[YOUR INSTRUCTIONS] Collect each line holding the string "this".

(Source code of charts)

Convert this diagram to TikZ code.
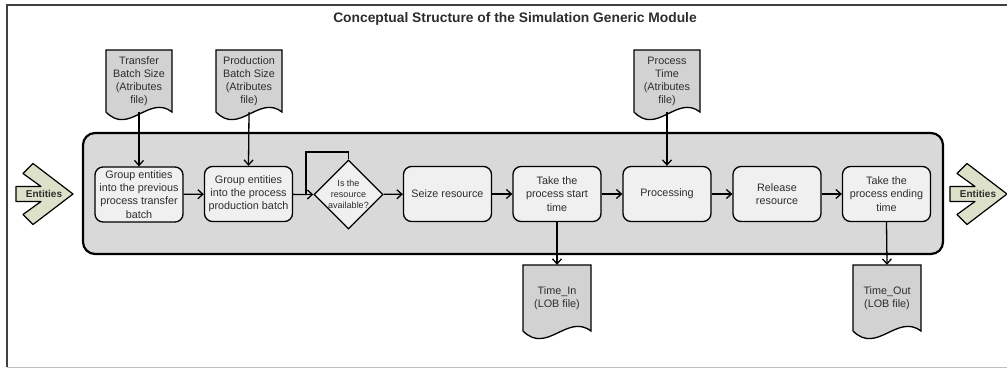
\documentclass[tikz,border=0pt]{standalone}
\usepackage{fontspec}
\setmainfont{Liberation Sans}
\usetikzlibrary{shapes.geometric}
\usetikzlibrary{arrows.meta}
\usepackage{xcolor}

\definecolor{entgreen}{RGB}{222,225,202}
\definecolor{txtgray}{RGB}{45,45,45}

% document symbol: name, centre x, top y, width, height, text
\newcommand{\docsym}[6]{%
  \draw[docfill] (#2-#4/2,#3) -- (#2+#4/2,#3) -- (#2+#4/2,#3+#5)
    .. controls (#2+#4/2-0.35*#4,#3+#5-18) and (#2-#4/2+0.35*#4,#3+#5+24) .. (#2-#4/2,#3+#5) -- cycle;
  \node[doctext, minimum width=#4, minimum height=#5] (#1) at (#2,#3+#5/2) {#6};
}
% entities arrow: name, left x, centre y
\newcommand{\entarrow}[3]{%
  \draw[entfill] (#2,#3-7.5) -- ++(25,0) -- ++(-18,-13) -- ++(10,-10) -- ++(40,30.5)
    -- ++(-40,30.5) -- ++(-10,-10) -- ++(18,-13) -- ++(-25,0) -- cycle;
  \node[enttext] (#1) at (#2+28,#3) {Entities};
}

\begin{document}
\begin{tikzpicture}[x=1pt, y=-1pt,
  proc/.style = {draw, rounded corners=8pt, fill=gray!12, line width=1.3pt,
    minimum width=88, minimum height=55, inner sep=1pt, align=center,
    text=txtgray, font=\fontsize{10.8}{13.2}\selectfont},
  decision/.style = {draw, diamond, fill=gray!12, line width=1.3pt,
    minimum width=65, minimum height=65, inner sep=0pt, align=center,
    text=txtgray, font=\fontsize{9}{11}\selectfont},
  docfill/.style = {draw, fill=gray!35, line width=1.3pt},
  doctext/.style = {inner sep=0pt, align=center, text=txtgray,
    font=\fontsize{10.8}{13}\selectfont},
  entfill/.style = {draw, fill=entgreen, line width=1.2pt, line join=round},
  enttext/.style = {inner sep=0pt, font=\fontsize{10}{12}\selectfont\bfseries, text=txtgray},
  link/.style = {-{Straight Barb[length=5pt, width=9pt]}, line width=1.3pt}
]
\useasboundingbox (0,0) rectangle (1007,369);
\draw[gray!50!black, line width=1.2pt] (1007,5) -- (7,5) -- (7,367);
\draw[gray!50] (7,367) -- (1007,367);

\node[font=\fontsize{13.8}{16}\selectfont\bfseries, text=txtgray] (title) at (515,19)
  {Conceptual Structure of the Simulation Generic Module};

% module frame
\node[draw, fill=gray!30, rounded corners=12pt, line width=2.2pt,
  minimum width=860, minimum height=121] (module) at (513,193.5) {};

% steps
\node[proc] (grpprev) at (139,194.5) {Group entities\\into the previous\\process transfer\\batch};
\node[proc] (grpproc) at (248.5,194) {Group entities\\into the process\\production batch};
\node[decision] (avail) at (348.5,194.5) {Is the\\resource\\available?};
\node[proc] (seize) at (447.5,194) {Seize resource};
\node[proc] (tstart) at (557,194) {Take the\\process start\\time};
\node[proc] (procg) at (667,194) {Processing};
\node[proc] (release) at (777,194) {Release\\resource};
\node[proc] (tend) at (886.5,194) {Take the\\process ending\\time};

% files
\docsym{tsize}{139}{50}{66}{62}{Transfer\\Batch Size\\(Atributes\\file)}
\docsym{psize}{249}{50}{66}{62}{Production\\Batch Size\\(Atributes\\file)}
\docsym{ptime}{667}{50}{66}{62}{Process\\Time\\(Atributes\\file)}
\docsym{tin}{557}{265}{68}{66}{Time\_In\\(LOB file)}
\docsym{tout}{887}{265}{68}{66}{Time\_Out\\(LOB file)}

% entities in and out
\entarrow{entin}{16}{194}
\entarrow{entout}{950}{194}

% flow
\coordinate (retry) at (306,194.5);
\draw[line width=1.3pt] (grpproc) -- (retry);
\draw[link] (retry) -- (avail);
\draw[line width=1.3pt] (avail.north) -- (348.5,152) -| (retry);
\draw[link] (avail) -- (seize);
\draw[link] (grpprev) -- (grpproc);
\draw[link] (seize) -- (tstart);
\draw[link] (tstart) -- (procg);
\draw[link] (procg) -- (release);
\draw[link] (release) -- (tend);
\draw[link] (tsize.south) -- (grpprev.north);
\draw[link] (psize.south) -- (grpproc.north);
\draw[link] (ptime.south) -- (procg.north);
\draw[link] (tstart.south) -- (tin.north);
\draw[link] (tend.south) -- (tout.north);
\end{tikzpicture}
\end{document}
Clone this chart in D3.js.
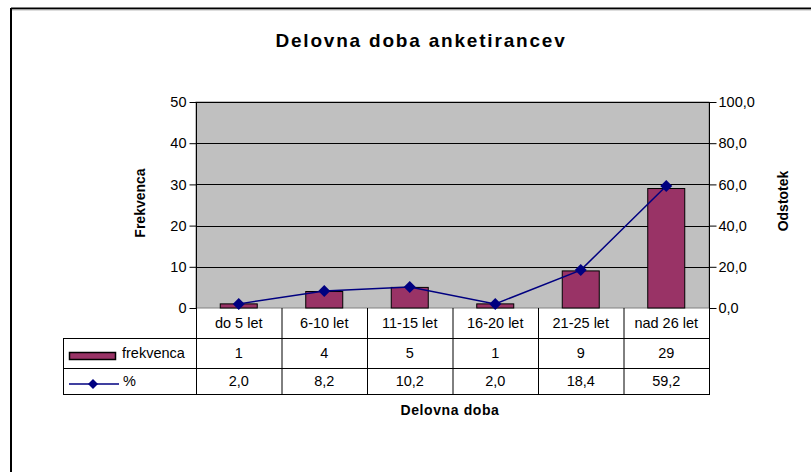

[RESULT]
Convert this diagram to TikZ code.
Clone this chart in D3.js.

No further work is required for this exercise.